Los testimonios que dejaron aquellos que lo vivieron o fueron espectadores son aterradores y vergonzoso para aquellos ingleses que dejaron morir a tantas personas sin hacer nada para socorrerlas, pero que sí hicieron que se dieran casos de solidaridad en todo el mundo y que aún hoy enternecen, como las 14.000 libras que enviaron desde Calcuta los soldados irlandeses allí destinados o las 710 libras y el grano que enviaron los indios Choctaw de Oklahoma, los cuales apenas podían mantenerse gracias a la política americana contra los indígenas.

El gobierno inglés mientras tanto permanecía pasivo ante la tragedia que se estaba desarrollando y sólo la reina María Victoria dio un miserable donativo de 100.000 dólares mientras morían más de un millón de personas de hambre y otros tantos emigraban a Estados Unidos, Australia y otros países sajones, uno de los grandes éxodos de la humanidad.
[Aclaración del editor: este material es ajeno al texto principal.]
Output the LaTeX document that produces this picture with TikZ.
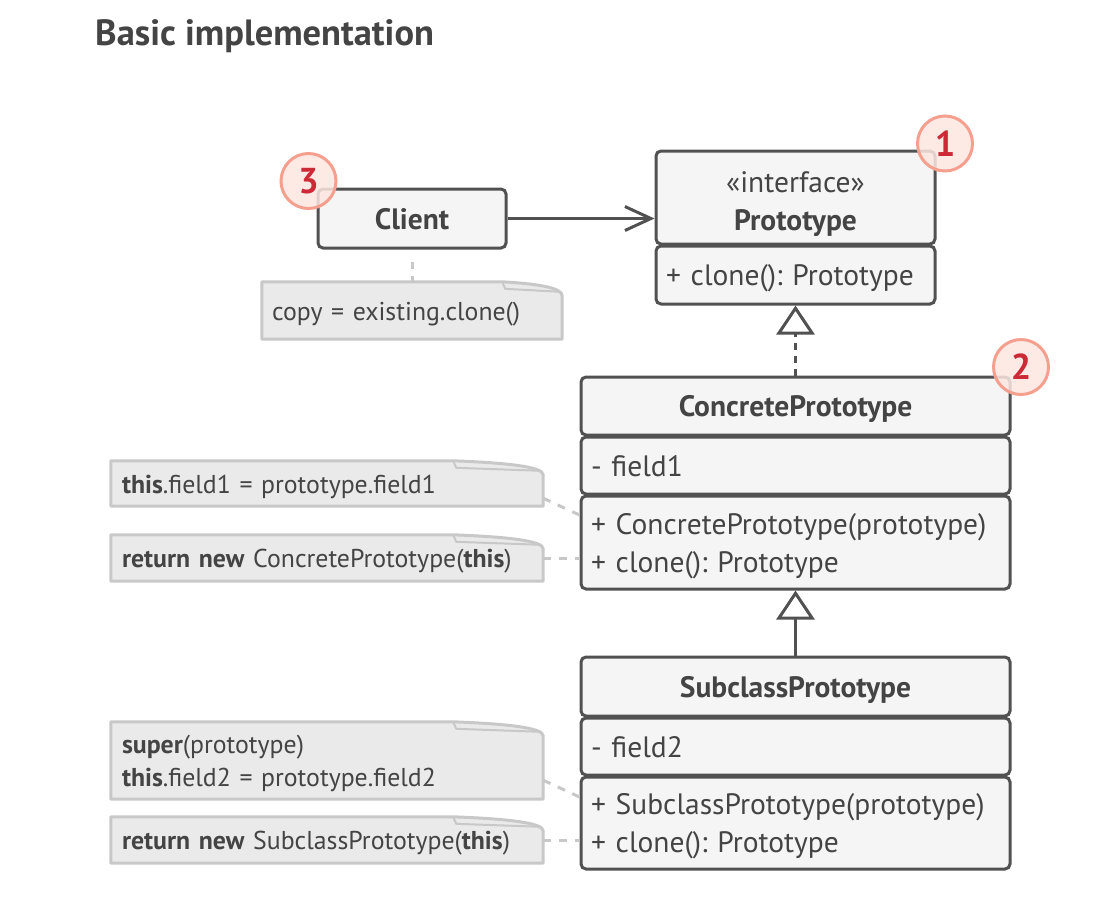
\documentclass[tikz,border=0pt]{standalone}
\usepackage{fontspec}
\setmainfont{PT Sans}
\usetikzlibrary{arrows.meta,backgrounds}
\frenchspacing

\definecolor{ink}{HTML}{444444}
\definecolor{boxline}{HTML}{515151}
\definecolor{boxfill}{HTML}{F5F5F5}
\definecolor{notefill}{HTML}{EAEAEA}
\definecolor{noteline}{HTML}{C8C8C8}
\definecolor{badgefill}{HTML}{FDE6E1}
\definecolor{badgeline}{HTML}{F5A08E}
\definecolor{badgetext}{HTML}{CC2A36}

% invisible strut giving every text line the same ascent and descent
\newcommand\linestrut{\rule[-0.258em]{0pt}{1.258em}}

% folded-paper outline behind a note node: #1 node name, #2 fold width
\newcommand\notepaper[2]{%
  \path[notepath] (#1.south west) -- (#1.north west) -- ([xshift={-#2pt}]#1.north east)
    .. controls ([xshift={-0.4*#2pt}, yshift=-2pt]#1.north east) and ([yshift=-6pt]#1.north east)
    .. ([yshift=-14pt]#1.north east) -- (#1.south east) -- cycle;
  \draw[flapline] ([xshift={-#2pt}]#1.north east) -- ([xshift={-#2pt+3pt}, yshift=-7pt]#1.north east)
    -- ([xshift=-2pt, yshift=-10pt]#1.north east);
}

\begin{document}
\begin{tikzpicture}[x=1pt, y=-1pt,
  compart/.style={draw=boxline, fill=boxfill, line width=3pt, rounded corners=5pt,
    inner sep=0pt, text=ink, font=\fontsize{29.5}{38}\selectfont,
    execute at begin node=\linestrut, execute at end node=\linestrut},
  head/.style={compart, align=center},
  member/.style={compart, align=left, inner xsep=10pt},
  classname/.style={head, font=\fontsize{29.5}{38}\selectfont\bfseries},
  note/.style={inner sep=0pt, inner xsep=11pt, text=ink, align=left,
    font=\fontsize{25.8}{33}\selectfont,
    execute at begin node=\linestrut, execute at end node=\linestrut},
  notepath/.style={fill=notefill, draw=noteline, line width=3pt, line join=round},
  flapline/.style={draw=noteline, line width=2pt, line join=round},
  badge/.style={circle, minimum size=55pt, inner sep=0pt, draw=badgeline, line width=3pt,
    fill=badgefill, fill opacity=0.85, text opacity=1, text=badgetext,
    font=\fontsize{36}{36}\selectfont\bfseries},
  assoc/.style={draw=boxline, line width=3pt, -{Straight Barb[length=26pt, width=24pt]}},
  realize/.style={draw=boxline, line width=3pt, dash pattern=on 7pt off 6pt,
    -{Triangle[length=29pt, width=38pt, fill=white]}},
  inherit/.style={draw=boxline, line width=3pt, -{Triangle[length=29pt, width=38pt, fill=white]}},
  noteconn/.style={draw=noteline, line width=3pt, dash pattern=on 8pt off 8pt},
]
\useasboundingbox (0,0) rectangle (1103,906);

% heading
\node[anchor=base west, inner sep=0pt, text=ink, font=\fontsize{36.5}{40}\selectfont\bfseries]
  (title) at (95,45) {Basic implementation};

% client
\node[classname, minimum width=188pt, minimum height=59pt] (client) at (412,218.5) {Client};

% Prototype interface
\node[head, minimum width=279pt, minimum height=93pt] (protohead) at (795.5,197.5)
  {\rule{0pt}{1.18em}«interface»\\\textbf{Prototype}};
\node[member, text width=259pt, minimum height=58pt] (protometh) at (795.5,275)
  {+ clone(): Prototype};

% ConcretePrototype
\node[classname, minimum width=429pt, minimum height=58pt] (chead) at (795.5,406) {ConcretePrototype};
\node[member, text width=409pt, minimum height=57pt] (cfield) at (795.5,465.5) {- field1};
\node[member, text width=409pt, minimum height=93pt] (cmeth) at (795.5,542.5)
  {+ ConcretePrototype(prototype)\\+ clone(): Prototype};

% SubclassPrototype
\node[classname, minimum width=429pt, minimum height=59pt] (shead) at (795.5,686.5) {SubclassPrototype};
\node[member, text width=409pt, minimum height=57pt] (sfield) at (795.5,746.5) {- field2};
\node[member, text width=409pt, minimum height=92pt] (smeth) at (795.5,823)
  {+ SubclassPrototype(prototype)\\+ clone(): Prototype};

% notes
\node[note, inner xsep=10pt, text width=280pt, minimum height=57pt] (cnote) at (412,310.5)
  {copy = existing.clone()};
\node[note, text width=410pt, minimum height=45pt] (nA) at (327,483.5)
  {\textbf{this}.field1 = prototype.field1};
\node[note, text width=410pt, minimum height=46pt] (nB) at (327,558)
  {\textbf{return new} ConcretePrototype(\textbf{this})};
\node[note, text width=410pt, minimum height=77pt] (nC) at (327,760.5)
  {\textbf{super}(prototype)\\\textbf{this}.field2 = prototype.field2};
\node[note, text width=410pt, minimum height=46pt] (nD) at (327,840)
  {\textbf{return new} SubclassPrototype(\textbf{this})};

\begin{scope}[on background layer]
  \notepaper{cnote}{60}
  \notepaper{nA}{90}
  \notepaper{nB}{90}
  \notepaper{nC}{90}
  \notepaper{nD}{90}
\end{scope}

% badges
\node[badge] (b1) at (945,143.5) {1};
\node[badge] (b2) at (1021,367) {2};
\node[badge] (b3) at (308.5,181) {3};

% relations
\draw[assoc] (client.east) -- (client.east -| protohead.west);
\draw[realize] (chead.north) -- (protometh.south);
\draw[inherit] (shead.north) -- (cmeth.south);

% note connectors
\draw[noteconn, dash pattern=on 7pt off 7pt, shorten <=12pt] (client.south) -- (cnote.north);
\draw[noteconn] ([yshift=8pt]nA.south east) -- ([yshift=27.5pt]cmeth.west);
\draw[noteconn] (nB.east) -- (nB.east -| cmeth.west);
\draw[noteconn] ([yshift=19pt]nC.south east) -- ([yshift=26pt]smeth.west);
\draw[noteconn] (nD.east) -- (nD.east -| smeth.west);
\end{tikzpicture}
\end{document}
Este estado de cosas hicieron renacer el espíritu independentista y el odio hacia los ingleses creándose sociedades secretas, como fue La Hermandad Republicana de Irlanda en Nueva York (Fenians), que recogían fondos para organizar la lucha armada con el fin de lograr la independencia del país y que fueron el germen del moderno grupo terrorista I.R.A.

Parece paradójico que un alimento que trajeron los españoles y que estaba destinado a evitar las grandes hambrunas que padeció Europa de forma cíclica, ver el magnífico trabajo de nuestro compañero Jaime Ariansen en nuestra revista, fue la causante de una de las mayores tragedias de la era moderna y todo por culpa del gobierno inglés que no le interesaba industrializar un país al que tenían marginado por sus creencias religiosas y étnicas.

A modo de despedida no se me ocurre nada mejor que transcribir algunas historias contadas por aquellos que vivieron aquel infierno:

"Recuerdo, escribe Josephine, una muchacha que vivió en los tiempos del hambre, el ser despertada por la mañana temprano por un ruido extraño, como el croar o el grito de pájaros, algunas voces eran roncas y casi extinguidas por la debilidad del hambre. Al mirar por la ventana recuerdo el jardín delante de la casa oscurecido totalmente por  los cuerpos de hombres, mujeres y niños en cuclillas llenos de harapos; sus miembros esqueléticos resaltaban por todas partes..."

"Recuerdo, prosigue Josephine, al caminar a través de los caminos y las aldeas el olor mórbido y extraño del hambre en el aire, como una muestra de la muerte que se acerca a aquellos que se arrastraban en una existencia desgraciada".

Álvaro Cunqueiro cuenta en su libro titulado ‘La cocina cristiana de Occidente’ lo siguiente: “Un gentleman campesino había invitado, como parece ser costumbre irlandesa, cuatro veces más gente de aquella que buenamente podía alimentar y albergar. El cocinero entraba: ’Señoría, no hay carbón’. ‘Pues quemad turba’. ‘No hay turba’. ‘Entonces cortad un árbol’. No hay un árbol en cinco leguas a la redonda’. Se cocinó con paja. La oveja estaba dura; las patatas, deshechas; el conejo, chamuscado. Los invitados, al ir a acostarse, se encontraban con los criados bailando por sus habitaciones. En un corredor, a uno de los huéspedes le salió al paso un perro hambriento que saltó sobre la palmatoria, devoró la vela y lo dejó a oscuras".

 

Dedicado al cantautor español Hilario Camacho, muerto en agosto de 2006, cuyas canciones tanto alejaron mis soledades y miedos en la juventud.